Près de quatre ans après l’adoption par l’Assemblée nationale de la Déclaration des droits de l’homme et du citoyen dont l’article 1er proclame que "Les hommes naissent et demeurent libres et égaux en droits", l’esclavage est abolit par la Convention national le 4 février 1794.
"La Convention nationale déclare que l’esclavage des Nègres, dans toutes les Colonies, est aboli ; en conséquence, elle décrète que tous les hommes, sans distinction de couleur, domiciliés dans les colonies, sont citoyens Français, et jouiront de tous les droits assurés par la Constitution. – Elle renvoie au comité de salut public, pour lui faire incessamment un rapport sur les mesures à prendre pour assurer l’exécution du présent décret."
Pour autant, ce n’est pas la première fois que l’abolition de l’esclavage est annoncée, puisqu’en 1793, suite aux révoltes dans les colonies et notamment à Saint-Domingue, l’abolition y est proclamée localement afin d’y rétablir l’ordre. C’est dans cette continuité que le décret est adopté par la Convention nationale en début d’année suivante. Surtout, chaque habitant des colonies, peu importe sa couleur, devient citoyen français.
Une situation difficile dans les colonies
En ce début février 1794, la situation de la France est délicate, c’est la période de la Terreur, l’Europe entière lui fait la guerre dans ce qu’on appelle la première coalition et des révoltes royalistes émiettent le territoire. Dans les Outre-mer, l’Angleterre occupe une partie des riches colonies sucrières que sont la Guadeloupe (mais en sont chassés en mai 1794), la Martinique, Sainte-Lucie et les îles de Tobago. La marine française ne peut lutter contre la Royal Navy et dans les colonies restantes aux mains de la République, les insurrections se multiplient.

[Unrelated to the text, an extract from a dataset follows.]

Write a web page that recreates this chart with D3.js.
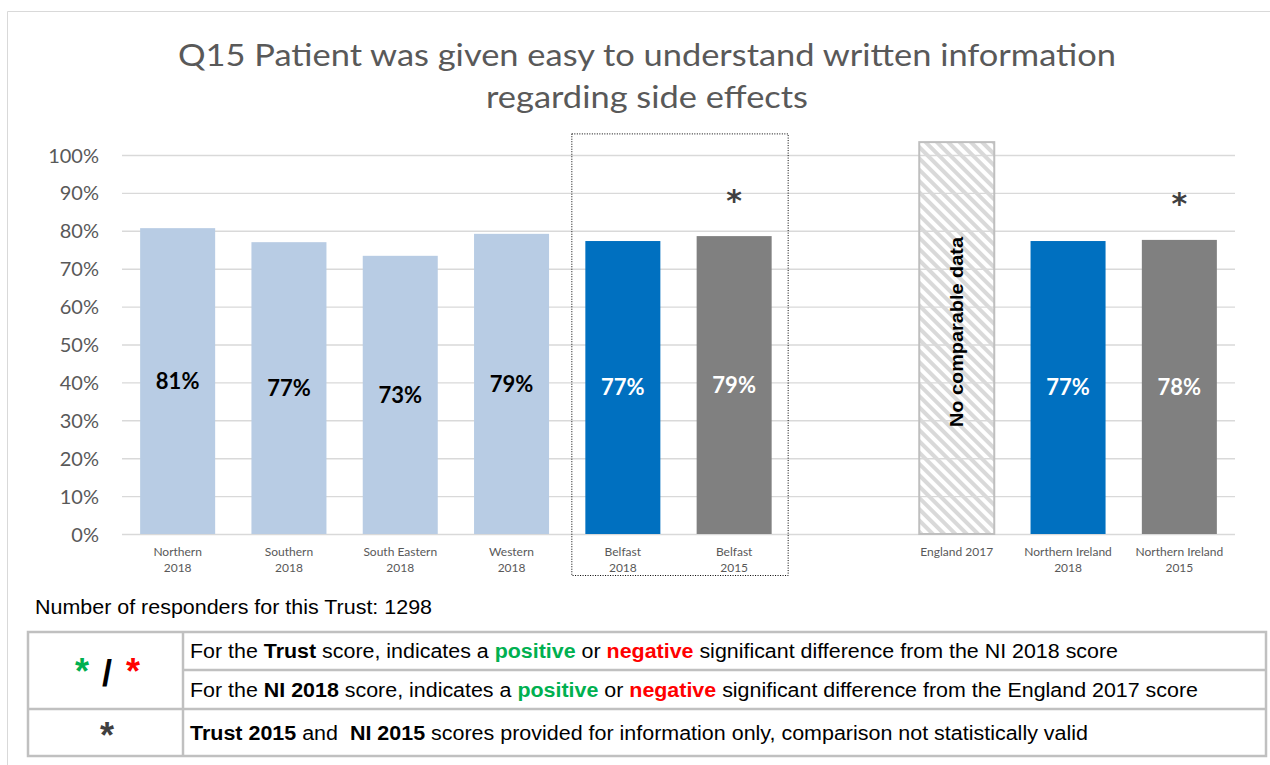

C’est dans ce contexte particulier que continue la révolte des esclaves à Saint-Domingue, la plus riche des colonies françaises. Commencée en 1791, elle continue avec comme principal leader, Toussaint Louverture. Les revendications d’origines des révoltés avaient pour but la fin de l’esclavage et l’égalité entre les noirs et les blancs. Une revendication obtenue dès 1793 par Sonthonax, le commissaire civil de la République sur place, et confirmée par le décret du 4 février 1794.
Peu appliqué et rapidement abandonné
Il fût plus facile de promouvoir ce décret que de le faire appliquer. Dès le début, les colons et les propriétaires de plantation s’y opposent totalement à l’île de La Réunion et à l’île Maurice. Là-bas, l’abolition n’aura pas lieu. En réalité, son application ne sera effective qu’en Guadeloupe et en Guyane. A Saint-Domingue, ou l’abolition est effective depuis 1793, la guerre fait rage entre les Français et les Espagnols alliés aux Anglais.
Dès 1798, des lois réintroduisent une différence raciale entre les noirs et les blancs. Surtout, en 1802, Napoléon, pour des raisons qui restent relativement obscures, les historiens ne parviennent pas à se mettre d’accord, rétablit l’esclavage. Est-ce par pensée esclavagiste alors qu’il interdira la traite négrière en 1815 ? Est-ce par pression de sa femme, Joséphine, une créole dont la famille possède des plantations ? Est-ce par pression des colons dans les colonies ? Nombreuses sont les hypothèses, mais incertaine en est la véritable raison.
Quoiqu’il en soit, cette première abolition de l’esclavage, qui ne reconnaissait aucun dédommagement pour les anciens propriétaires d’esclaves et qui donnait la citoyenneté à tout homme habitant dans les colonies peu importe sa couleur de peau, fête aujourd’hui ses 128 ans. L’abolition définitive de l’esclavage sera proclamée par la IIe République en 1848.